Additionally, COVID-19 has already affected global logistics activity. By late February, port calls by commercial vessels had decreased by up to 30 percent compared to a year ago.55 Nine percent of global shipping capacity, equivalent to 2.04 million TEUs (twenty-foot equivalent units), is inactive, which is greater in terms of TEUs than the decline seen following the 2008-09 financial crisis (although in percentage terms, the post-2009 decline was greater, at 11.7 percent).56 Maersk has issued a warning to expect greater uncertainty in the volume of its business in 202057, and supply shortages may lead to a decline in global auto market sales of 8 percent in 2020.58
It’s impossible, by definition, to prepare for a black swan event. But the outlines of the post-pandemic world are already clear, and thus it is possible to prepare for what comes next. COVID-19 is no bubonic plague, and it is unlikely to upend the social order as radically as did the outbreak of 1348-50, which paved the way for the Renaissance and the early modern period. But it will contribute to a shift in where global power resides, and how nations are forced to interact with each other.
Businesses that have become accustomed to doing business in China will need to reassess their tolerance for political risk, both as the regime continues to encounter domestic political opposition and as the U.S. recognizes the risks to its own population posed by undue dependence on Chinese supply chains. Companies will need to establish alternate geographies for production in places that cannot yet support manufacturing at similar scales. Alternatives to production in China exist but are limited, which means businesses that can act quickly to establish partnerships in new countries will benefit more than those that drag their feet.
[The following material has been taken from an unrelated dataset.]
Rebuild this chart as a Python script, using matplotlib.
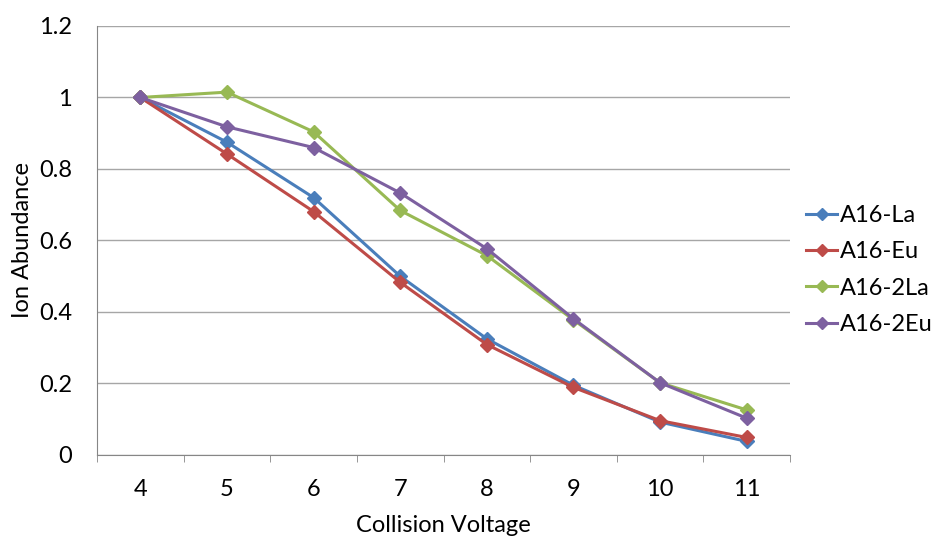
import matplotlib.pyplot as plt
from matplotlib.ticker import MultipleLocator

plt.rcParams['font.family'] = ['Lato', 'DejaVu Sans']

voltage = [4, 5, 6, 7, 8, 9, 10, 11]
a16_la = [1.0, 0.875, 0.720, 0.500, 0.325, 0.195, 0.092, 0.038]
a16_eu = [1.0, 0.842, 0.681, 0.483, 0.309, 0.189, 0.096, 0.049]
a16_2la = [1.0, 1.015, 0.904, 0.684, 0.558, 0.378, 0.202, 0.126]
a16_2eu = [1.0, 0.918, 0.860, 0.733, 0.577, 0.381, 0.202, 0.103]
y_ticks = [0, 0.2, 0.4, 0.6, 0.8, 1.0, 1.2]
y_labels = ["0", "0.2", "0.4", "0.6", "0.8", "1", "1.2"]

series = [
    ("A16-La", a16_la, "#4A7EBB"),
    ("A16-Eu", a16_eu, "#BE4B48"),
    ("A16-2La", a16_2la, "#98B954"),
    ("A16-2Eu", a16_2eu, "#7D60A0"),
]

fig = plt.figure(figsize=(9.35, 5.38), dpi=100)
ax = fig.add_axes([0.1037, 0.1543, 0.7413, 0.7974])

for name, vals, col in series:
    ax.plot(voltage, vals, color=col, lw=2.2, marker="D", ms=7.5,
            mec=col, mfc=col, label=name)

ax.set_xlim(3.5, 11.5)
ax.set_ylim(0, 1.2)
ax.set_xticks(voltage)
ax.xaxis.set_minor_locator(MultipleLocator(1, offset=0.5))
ax.set_yticks(y_ticks)
ax.set_yticklabels(y_labels)
ax.grid(axis="y", color="#A6A6A6", lw=1)
ax.set_axisbelow(True)

for s in ["top", "right"]:
    ax.spines[s].set_visible(False)
for s in ["left", "bottom"]:
    ax.spines[s].set_color("#868686")
ax.tick_params(axis="x", which="major", length=0, labelsize=17, pad=17)
ax.tick_params(axis="x", which="minor", length=5, color="#868686")
ax.tick_params(axis="y", length=0, labelsize=17, pad=18)

ax.set_xlabel("Collision Voltage", fontsize=17, labelpad=11)
ax.set_ylabel("Ion Abundance", fontsize=17, labelpad=4)

ax.legend(loc="center left", bbox_to_anchor=(1.01, 0.431), frameon=False,
          fontsize=17, handlelength=1.3, handletextpad=0.1,
          labelspacing=0.65, markerscale=0.8, borderaxespad=0)

fig.savefig("out.png", dpi=100)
Commercial success in the next decade will require a realization that the inevitable march toward global integration and cooperation envisaged in the mid-to-late 2000s was not inevitable after all. Business decisions will need to be made alongside careful considerations of the geopolitical risks posed by doing business in parts of the world that, until recently, were considered safe. The great dream of globalization imagined by so many will turn out to be just that, and strategic competition that’s been witnessed throughout all of human history will again become increasingly commonplace.